Source records
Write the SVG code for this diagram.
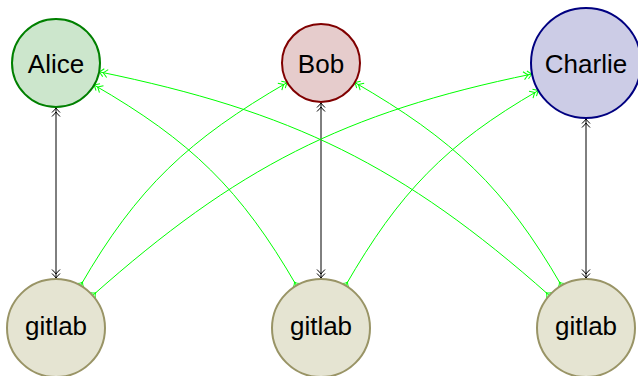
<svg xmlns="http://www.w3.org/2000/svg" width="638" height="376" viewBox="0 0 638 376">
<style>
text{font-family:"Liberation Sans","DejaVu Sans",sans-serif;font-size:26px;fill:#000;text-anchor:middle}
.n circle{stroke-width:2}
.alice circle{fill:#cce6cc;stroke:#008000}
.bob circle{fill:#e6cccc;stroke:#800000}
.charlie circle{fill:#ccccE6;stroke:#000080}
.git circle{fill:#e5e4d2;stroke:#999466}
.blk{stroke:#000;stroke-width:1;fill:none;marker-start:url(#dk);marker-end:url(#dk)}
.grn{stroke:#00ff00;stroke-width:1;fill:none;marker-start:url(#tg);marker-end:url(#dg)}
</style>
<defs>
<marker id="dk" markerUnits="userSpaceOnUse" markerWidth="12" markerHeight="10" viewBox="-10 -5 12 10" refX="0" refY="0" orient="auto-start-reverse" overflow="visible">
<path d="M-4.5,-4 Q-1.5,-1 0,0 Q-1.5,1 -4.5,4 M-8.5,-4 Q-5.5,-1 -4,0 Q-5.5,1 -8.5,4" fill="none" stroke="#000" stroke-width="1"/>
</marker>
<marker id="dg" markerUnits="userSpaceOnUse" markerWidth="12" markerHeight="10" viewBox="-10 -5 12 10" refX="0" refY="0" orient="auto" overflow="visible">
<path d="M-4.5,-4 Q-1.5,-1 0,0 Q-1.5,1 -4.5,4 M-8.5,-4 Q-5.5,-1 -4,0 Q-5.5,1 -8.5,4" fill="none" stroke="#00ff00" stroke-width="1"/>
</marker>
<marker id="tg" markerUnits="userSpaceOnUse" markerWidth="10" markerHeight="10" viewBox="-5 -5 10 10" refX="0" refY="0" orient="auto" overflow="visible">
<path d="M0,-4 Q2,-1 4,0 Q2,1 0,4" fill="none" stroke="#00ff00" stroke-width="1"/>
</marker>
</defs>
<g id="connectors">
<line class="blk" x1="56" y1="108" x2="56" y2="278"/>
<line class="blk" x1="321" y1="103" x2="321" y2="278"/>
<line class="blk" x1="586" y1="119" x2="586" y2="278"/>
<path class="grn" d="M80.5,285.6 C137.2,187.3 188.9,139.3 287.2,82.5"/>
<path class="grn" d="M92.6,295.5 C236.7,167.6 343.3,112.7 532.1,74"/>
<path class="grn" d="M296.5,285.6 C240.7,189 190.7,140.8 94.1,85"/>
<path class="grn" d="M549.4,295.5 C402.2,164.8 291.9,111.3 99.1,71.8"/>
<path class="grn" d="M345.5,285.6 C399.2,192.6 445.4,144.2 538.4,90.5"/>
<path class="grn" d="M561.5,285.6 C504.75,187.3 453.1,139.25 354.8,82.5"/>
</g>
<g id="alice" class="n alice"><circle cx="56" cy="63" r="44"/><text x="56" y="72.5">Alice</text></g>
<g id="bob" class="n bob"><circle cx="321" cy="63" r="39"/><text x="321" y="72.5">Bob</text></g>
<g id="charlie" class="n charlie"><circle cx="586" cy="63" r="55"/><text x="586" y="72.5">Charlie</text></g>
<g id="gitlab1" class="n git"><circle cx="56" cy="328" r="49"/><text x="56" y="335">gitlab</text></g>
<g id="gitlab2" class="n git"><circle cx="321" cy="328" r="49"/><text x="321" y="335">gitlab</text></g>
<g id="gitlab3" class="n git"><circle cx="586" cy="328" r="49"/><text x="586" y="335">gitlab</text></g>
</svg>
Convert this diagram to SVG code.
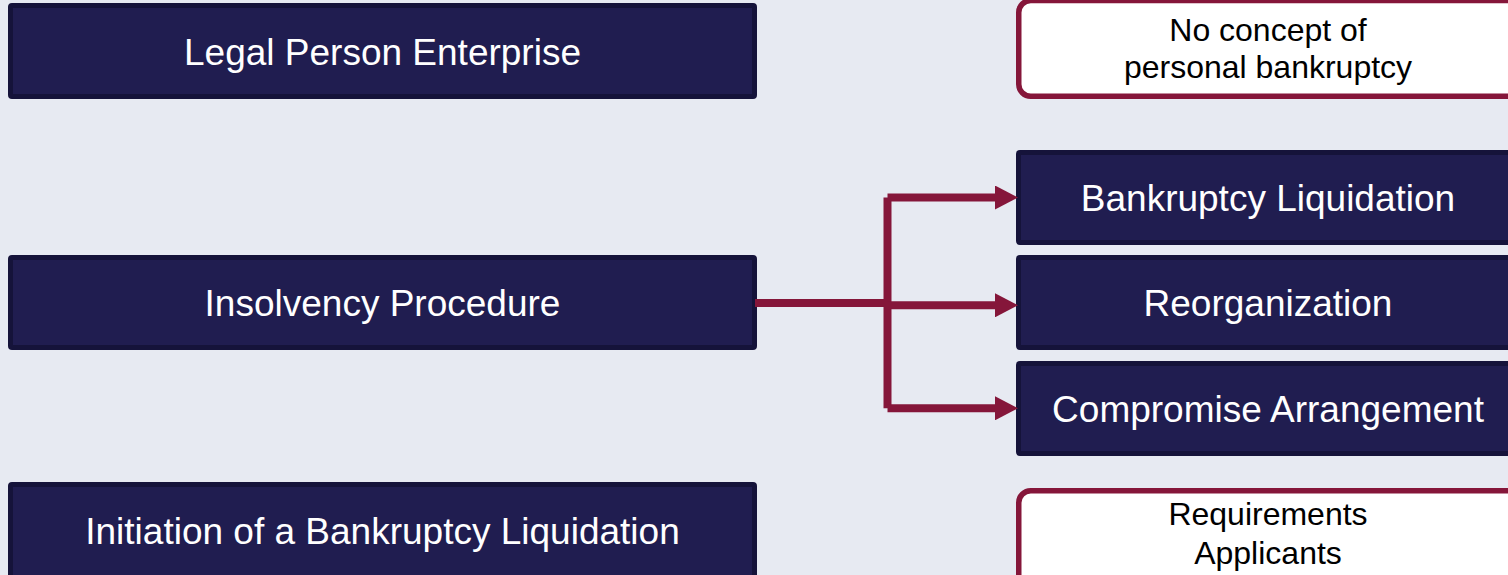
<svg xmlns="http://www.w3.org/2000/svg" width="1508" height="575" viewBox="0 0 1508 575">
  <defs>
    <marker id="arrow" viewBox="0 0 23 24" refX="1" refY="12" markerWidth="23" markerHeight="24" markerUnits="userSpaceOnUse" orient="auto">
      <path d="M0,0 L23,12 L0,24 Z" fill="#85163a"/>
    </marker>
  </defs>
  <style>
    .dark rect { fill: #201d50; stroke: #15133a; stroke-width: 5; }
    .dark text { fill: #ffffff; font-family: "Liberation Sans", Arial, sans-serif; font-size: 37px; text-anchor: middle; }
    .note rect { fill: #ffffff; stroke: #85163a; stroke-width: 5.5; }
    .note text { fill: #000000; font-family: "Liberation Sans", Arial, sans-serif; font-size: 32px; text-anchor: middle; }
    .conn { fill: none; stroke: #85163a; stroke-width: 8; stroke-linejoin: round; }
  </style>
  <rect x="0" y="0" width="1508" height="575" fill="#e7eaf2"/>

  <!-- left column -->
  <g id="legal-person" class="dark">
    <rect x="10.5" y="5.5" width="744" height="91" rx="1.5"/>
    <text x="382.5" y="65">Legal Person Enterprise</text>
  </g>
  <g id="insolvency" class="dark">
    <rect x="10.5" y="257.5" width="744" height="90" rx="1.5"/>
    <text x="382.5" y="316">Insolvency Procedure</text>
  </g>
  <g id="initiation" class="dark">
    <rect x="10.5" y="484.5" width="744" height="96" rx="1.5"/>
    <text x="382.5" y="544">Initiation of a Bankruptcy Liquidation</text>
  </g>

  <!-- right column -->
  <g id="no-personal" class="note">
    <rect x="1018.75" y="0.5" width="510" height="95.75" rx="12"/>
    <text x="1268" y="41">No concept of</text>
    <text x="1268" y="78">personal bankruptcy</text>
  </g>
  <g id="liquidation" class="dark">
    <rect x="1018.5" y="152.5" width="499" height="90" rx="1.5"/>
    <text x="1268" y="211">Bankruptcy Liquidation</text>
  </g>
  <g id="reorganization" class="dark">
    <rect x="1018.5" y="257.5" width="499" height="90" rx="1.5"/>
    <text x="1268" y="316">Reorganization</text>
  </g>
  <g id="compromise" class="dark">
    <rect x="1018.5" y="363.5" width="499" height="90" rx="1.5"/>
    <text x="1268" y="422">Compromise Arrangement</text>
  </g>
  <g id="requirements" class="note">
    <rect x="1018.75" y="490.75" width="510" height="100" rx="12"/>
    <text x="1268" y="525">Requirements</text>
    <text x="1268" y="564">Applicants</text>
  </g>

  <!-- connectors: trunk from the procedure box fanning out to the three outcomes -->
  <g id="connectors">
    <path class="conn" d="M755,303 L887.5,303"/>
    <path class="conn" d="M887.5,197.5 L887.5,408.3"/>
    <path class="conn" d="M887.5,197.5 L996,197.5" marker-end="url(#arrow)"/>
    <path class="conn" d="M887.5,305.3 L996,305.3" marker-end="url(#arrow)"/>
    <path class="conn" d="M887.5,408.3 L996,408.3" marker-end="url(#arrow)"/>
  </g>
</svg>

YOUR GOAL:
Repeat the material above in full and unchanged, minus its images.

SOLUTION:
Write the SVG code for this diagram.
<svg xmlns="http://www.w3.org/2000/svg" width="638" height="376" viewBox="0 0 638 376">
<style>
text{font-family:"Liberation Sans","DejaVu Sans",sans-serif;font-size:26px;fill:#000;text-anchor:middle}
.n circle{stroke-width:2}
.alice circle{fill:#cce6cc;stroke:#008000}
.bob circle{fill:#e6cccc;stroke:#800000}
.charlie circle{fill:#ccccE6;stroke:#000080}
.git circle{fill:#e5e4d2;stroke:#999466}
.blk{stroke:#000;stroke-width:1;fill:none;marker-start:url(#dk);marker-end:url(#dk)}
.grn{stroke:#00ff00;stroke-width:1;fill:none;marker-start:url(#tg);marker-end:url(#dg)}
</style>
<defs>
<marker id="dk" markerUnits="userSpaceOnUse" markerWidth="12" markerHeight="10" viewBox="-10 -5 12 10" refX="0" refY="0" orient="auto-start-reverse" overflow="visible">
<path d="M-4.5,-4 Q-1.5,-1 0,0 Q-1.5,1 -4.5,4 M-8.5,-4 Q-5.5,-1 -4,0 Q-5.5,1 -8.5,4" fill="none" stroke="#000" stroke-width="1"/>
</marker>
<marker id="dg" markerUnits="userSpaceOnUse" markerWidth="12" markerHeight="10" viewBox="-10 -5 12 10" refX="0" refY="0" orient="auto" overflow="visible">
<path d="M-4.5,-4 Q-1.5,-1 0,0 Q-1.5,1 -4.5,4 M-8.5,-4 Q-5.5,-1 -4,0 Q-5.5,1 -8.5,4" fill="none" stroke="#00ff00" stroke-width="1"/>
</marker>
<marker id="tg" markerUnits="userSpaceOnUse" markerWidth="10" markerHeight="10" viewBox="-5 -5 10 10" refX="0" refY="0" orient="auto" overflow="visible">
<path d="M0,-4 Q2,-1 4,0 Q2,1 0,4" fill="none" stroke="#00ff00" stroke-width="1"/>
</marker>
</defs>
<g id="connectors">
<line class="blk" x1="56" y1="108" x2="56" y2="278"/>
<line class="blk" x1="321" y1="103" x2="321" y2="278"/>
<line class="blk" x1="586" y1="119" x2="586" y2="278"/>
<path class="grn" d="M80.5,285.6 C137.2,187.3 188.9,139.3 287.2,82.5"/>
<path class="grn" d="M92.6,295.5 C236.7,167.6 343.3,112.7 532.1,74"/>
<path class="grn" d="M296.5,285.6 C240.7,189 190.7,140.8 94.1,85"/>
<path class="grn" d="M549.4,295.5 C402.2,164.8 291.9,111.3 99.1,71.8"/>
<path class="grn" d="M345.5,285.6 C399.2,192.6 445.4,144.2 538.4,90.5"/>
<path class="grn" d="M561.5,285.6 C504.75,187.3 453.1,139.25 354.8,82.5"/>
</g>
<g id="alice" class="n alice"><circle cx="56" cy="63" r="44"/><text x="56" y="72.5">Alice</text></g>
<g id="bob" class="n bob"><circle cx="321" cy="63" r="39"/><text x="321" y="72.5">Bob</text></g>
<g id="charlie" class="n charlie"><circle cx="586" cy="63" r="55"/><text x="586" y="72.5">Charlie</text></g>
<g id="gitlab1" class="n git"><circle cx="56" cy="328" r="49"/><text x="56" y="335">gitlab</text></g>
<g id="gitlab2" class="n git"><circle cx="321" cy="328" r="49"/><text x="321" y="335">gitlab</text></g>
<g id="gitlab3" class="n git"><circle cx="586" cy="328" r="49"/><text x="586" y="335">gitlab</text></g>
</svg>
Convert this diagram to SVG code.
<svg xmlns="http://www.w3.org/2000/svg" width="1508" height="575" viewBox="0 0 1508 575">
  <defs>
    <marker id="arrow" viewBox="0 0 23 24" refX="1" refY="12" markerWidth="23" markerHeight="24" markerUnits="userSpaceOnUse" orient="auto">
      <path d="M0,0 L23,12 L0,24 Z" fill="#85163a"/>
    </marker>
  </defs>
  <style>
    .dark rect { fill: #201d50; stroke: #15133a; stroke-width: 5; }
    .dark text { fill: #ffffff; font-family: "Liberation Sans", Arial, sans-serif; font-size: 37px; text-anchor: middle; }
    .note rect { fill: #ffffff; stroke: #85163a; stroke-width: 5.5; }
    .note text { fill: #000000; font-family: "Liberation Sans", Arial, sans-serif; font-size: 32px; text-anchor: middle; }
    .conn { fill: none; stroke: #85163a; stroke-width: 8; stroke-linejoin: round; }
  </style>
  <rect x="0" y="0" width="1508" height="575" fill="#e7eaf2"/>

  <!-- left column -->
  <g id="legal-person" class="dark">
    <rect x="10.5" y="5.5" width="744" height="91" rx="1.5"/>
    <text x="382.5" y="65">Legal Person Enterprise</text>
  </g>
  <g id="insolvency" class="dark">
    <rect x="10.5" y="257.5" width="744" height="90" rx="1.5"/>
    <text x="382.5" y="316">Insolvency Procedure</text>
  </g>
  <g id="initiation" class="dark">
    <rect x="10.5" y="484.5" width="744" height="96" rx="1.5"/>
    <text x="382.5" y="544">Initiation of a Bankruptcy Liquidation</text>
  </g>

  <!-- right column -->
  <g id="no-personal" class="note">
    <rect x="1018.75" y="0.5" width="510" height="95.75" rx="12"/>
    <text x="1268" y="41">No concept of</text>
    <text x="1268" y="78">personal bankruptcy</text>
  </g>
  <g id="liquidation" class="dark">
    <rect x="1018.5" y="152.5" width="499" height="90" rx="1.5"/>
    <text x="1268" y="211">Bankruptcy Liquidation</text>
  </g>
  <g id="reorganization" class="dark">
    <rect x="1018.5" y="257.5" width="499" height="90" rx="1.5"/>
    <text x="1268" y="316">Reorganization</text>
  </g>
  <g id="compromise" class="dark">
    <rect x="1018.5" y="363.5" width="499" height="90" rx="1.5"/>
    <text x="1268" y="422">Compromise Arrangement</text>
  </g>
  <g id="requirements" class="note">
    <rect x="1018.75" y="490.75" width="510" height="100" rx="12"/>
    <text x="1268" y="525">Requirements</text>
    <text x="1268" y="564">Applicants</text>
  </g>

  <!-- connectors: trunk from the procedure box fanning out to the three outcomes -->
  <g id="connectors">
    <path class="conn" d="M755,303 L887.5,303"/>
    <path class="conn" d="M887.5,197.5 L887.5,408.3"/>
    <path class="conn" d="M887.5,197.5 L996,197.5" marker-end="url(#arrow)"/>
    <path class="conn" d="M887.5,305.3 L996,305.3" marker-end="url(#arrow)"/>
    <path class="conn" d="M887.5,408.3 L996,408.3" marker-end="url(#arrow)"/>
  </g>
</svg>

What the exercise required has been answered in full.